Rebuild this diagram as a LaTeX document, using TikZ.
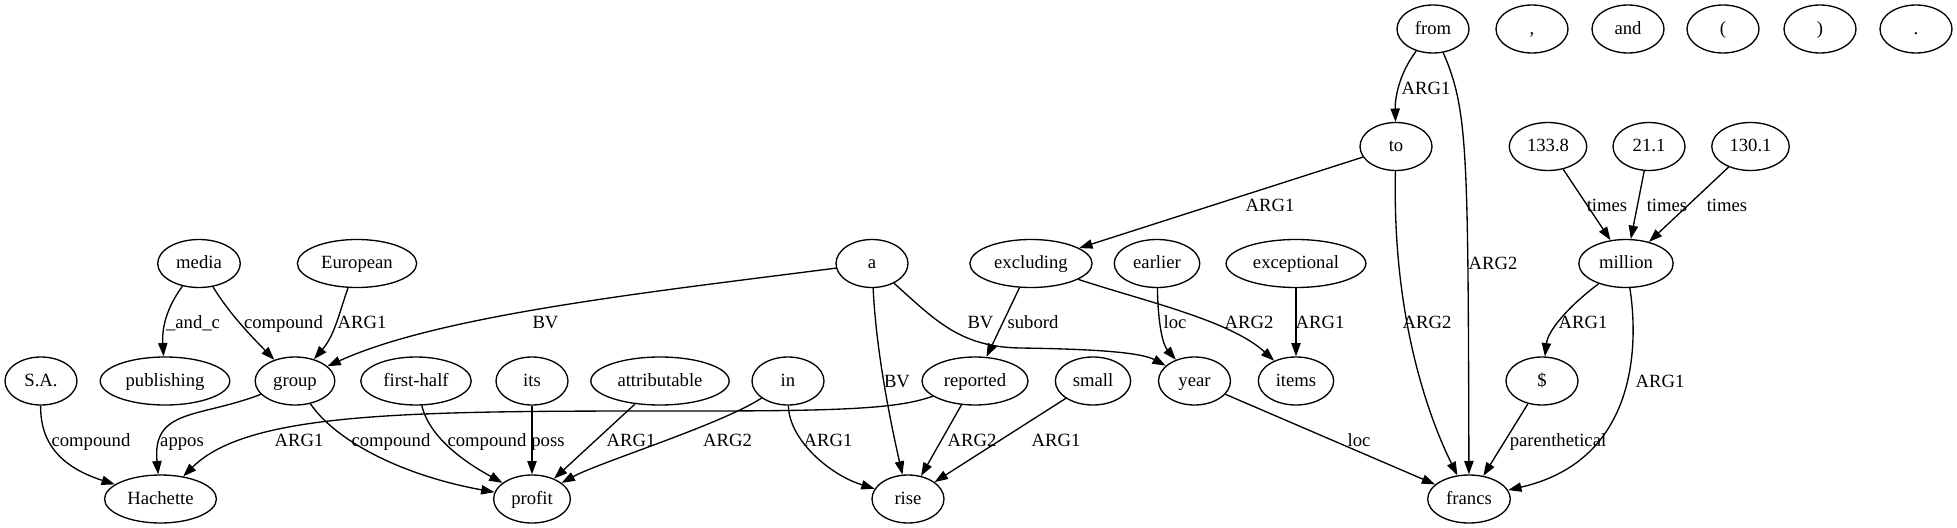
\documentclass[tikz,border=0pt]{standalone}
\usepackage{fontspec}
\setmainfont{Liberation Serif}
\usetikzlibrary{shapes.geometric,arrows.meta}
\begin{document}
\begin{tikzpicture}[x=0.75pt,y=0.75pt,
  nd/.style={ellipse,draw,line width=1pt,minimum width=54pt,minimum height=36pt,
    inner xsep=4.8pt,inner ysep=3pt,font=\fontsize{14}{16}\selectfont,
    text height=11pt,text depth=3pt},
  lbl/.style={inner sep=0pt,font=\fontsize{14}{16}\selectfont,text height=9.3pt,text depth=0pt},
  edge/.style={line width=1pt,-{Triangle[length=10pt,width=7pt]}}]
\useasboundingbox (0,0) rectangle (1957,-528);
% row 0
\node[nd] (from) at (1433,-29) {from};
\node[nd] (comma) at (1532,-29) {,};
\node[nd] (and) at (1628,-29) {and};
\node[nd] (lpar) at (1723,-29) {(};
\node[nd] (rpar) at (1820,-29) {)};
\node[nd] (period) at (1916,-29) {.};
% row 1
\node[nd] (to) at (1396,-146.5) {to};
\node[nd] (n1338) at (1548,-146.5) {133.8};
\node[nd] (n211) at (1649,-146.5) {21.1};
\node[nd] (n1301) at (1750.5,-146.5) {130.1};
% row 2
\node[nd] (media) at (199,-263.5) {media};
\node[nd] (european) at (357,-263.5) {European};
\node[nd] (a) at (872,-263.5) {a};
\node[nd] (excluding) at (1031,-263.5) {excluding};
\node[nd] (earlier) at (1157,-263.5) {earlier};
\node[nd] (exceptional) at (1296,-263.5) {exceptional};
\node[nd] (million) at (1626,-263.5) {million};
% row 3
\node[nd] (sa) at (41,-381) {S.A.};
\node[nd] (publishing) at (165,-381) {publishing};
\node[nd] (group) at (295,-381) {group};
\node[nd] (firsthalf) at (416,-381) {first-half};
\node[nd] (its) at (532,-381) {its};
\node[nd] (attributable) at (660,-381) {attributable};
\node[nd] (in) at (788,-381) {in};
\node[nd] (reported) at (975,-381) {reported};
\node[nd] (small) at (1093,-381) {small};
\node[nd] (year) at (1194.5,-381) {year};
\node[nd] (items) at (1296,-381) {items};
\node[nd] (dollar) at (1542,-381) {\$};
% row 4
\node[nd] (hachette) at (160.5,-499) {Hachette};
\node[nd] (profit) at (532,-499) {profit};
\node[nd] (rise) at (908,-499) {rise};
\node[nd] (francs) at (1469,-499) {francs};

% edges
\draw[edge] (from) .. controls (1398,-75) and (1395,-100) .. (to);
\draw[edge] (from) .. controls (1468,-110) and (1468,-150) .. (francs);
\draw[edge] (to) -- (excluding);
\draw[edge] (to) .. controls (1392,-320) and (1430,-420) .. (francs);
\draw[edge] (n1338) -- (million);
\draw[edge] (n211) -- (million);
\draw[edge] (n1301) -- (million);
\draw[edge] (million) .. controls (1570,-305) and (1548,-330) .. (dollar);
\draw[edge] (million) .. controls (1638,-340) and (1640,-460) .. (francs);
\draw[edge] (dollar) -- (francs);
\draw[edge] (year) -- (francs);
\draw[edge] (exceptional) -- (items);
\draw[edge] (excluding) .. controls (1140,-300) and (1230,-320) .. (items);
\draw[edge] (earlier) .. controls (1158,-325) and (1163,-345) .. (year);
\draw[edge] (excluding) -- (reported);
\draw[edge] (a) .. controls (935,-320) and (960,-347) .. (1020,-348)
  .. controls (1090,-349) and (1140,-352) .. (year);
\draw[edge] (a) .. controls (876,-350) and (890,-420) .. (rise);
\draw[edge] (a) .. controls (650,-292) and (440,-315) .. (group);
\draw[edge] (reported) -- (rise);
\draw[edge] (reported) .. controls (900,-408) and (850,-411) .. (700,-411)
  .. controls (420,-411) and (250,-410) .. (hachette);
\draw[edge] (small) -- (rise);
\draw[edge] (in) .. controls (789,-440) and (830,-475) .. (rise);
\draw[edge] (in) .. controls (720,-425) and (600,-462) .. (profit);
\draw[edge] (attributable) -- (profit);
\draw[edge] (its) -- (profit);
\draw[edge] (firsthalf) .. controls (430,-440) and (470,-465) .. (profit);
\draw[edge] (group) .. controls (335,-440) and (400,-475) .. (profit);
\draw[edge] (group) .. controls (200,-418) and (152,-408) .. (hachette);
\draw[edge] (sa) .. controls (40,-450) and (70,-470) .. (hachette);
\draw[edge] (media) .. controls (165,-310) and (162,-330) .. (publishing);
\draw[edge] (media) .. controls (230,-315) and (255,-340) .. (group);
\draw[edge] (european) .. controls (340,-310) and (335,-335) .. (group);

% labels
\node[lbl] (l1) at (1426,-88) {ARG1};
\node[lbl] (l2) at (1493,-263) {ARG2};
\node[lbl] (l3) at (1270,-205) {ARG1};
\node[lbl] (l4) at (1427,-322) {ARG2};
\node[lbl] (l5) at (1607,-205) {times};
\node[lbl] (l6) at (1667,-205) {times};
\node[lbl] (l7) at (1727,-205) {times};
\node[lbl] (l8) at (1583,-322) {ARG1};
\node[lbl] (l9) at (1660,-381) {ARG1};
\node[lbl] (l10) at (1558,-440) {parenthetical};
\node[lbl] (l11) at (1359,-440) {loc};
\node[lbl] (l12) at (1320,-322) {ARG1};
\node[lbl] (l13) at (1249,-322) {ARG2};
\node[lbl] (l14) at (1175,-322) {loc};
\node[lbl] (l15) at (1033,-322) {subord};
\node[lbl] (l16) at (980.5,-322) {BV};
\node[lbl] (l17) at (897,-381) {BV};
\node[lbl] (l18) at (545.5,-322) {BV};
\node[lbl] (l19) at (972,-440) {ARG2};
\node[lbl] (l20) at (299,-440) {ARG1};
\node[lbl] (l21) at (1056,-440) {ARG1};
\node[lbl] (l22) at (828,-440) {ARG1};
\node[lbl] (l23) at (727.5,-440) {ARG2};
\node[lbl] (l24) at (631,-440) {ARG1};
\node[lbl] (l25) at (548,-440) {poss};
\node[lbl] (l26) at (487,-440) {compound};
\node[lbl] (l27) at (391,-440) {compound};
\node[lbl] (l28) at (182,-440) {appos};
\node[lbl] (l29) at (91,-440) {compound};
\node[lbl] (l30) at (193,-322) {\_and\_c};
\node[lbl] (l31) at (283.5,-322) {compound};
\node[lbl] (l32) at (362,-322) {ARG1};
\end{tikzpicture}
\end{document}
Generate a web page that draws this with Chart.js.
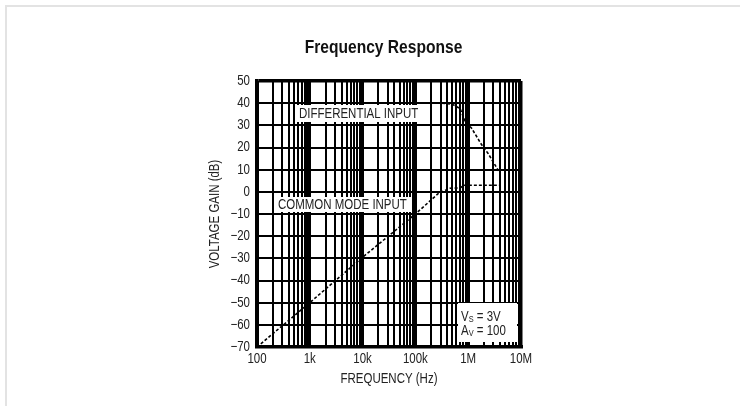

_ _ _

- [TASK TO CARRY OUT] Pick out every line holding the string "this" and return it.

- [WORKED ANSWER]
Rebuild this diagram as a LaTeX document, using TikZ.
Generate a web page that draws this with Chart.js.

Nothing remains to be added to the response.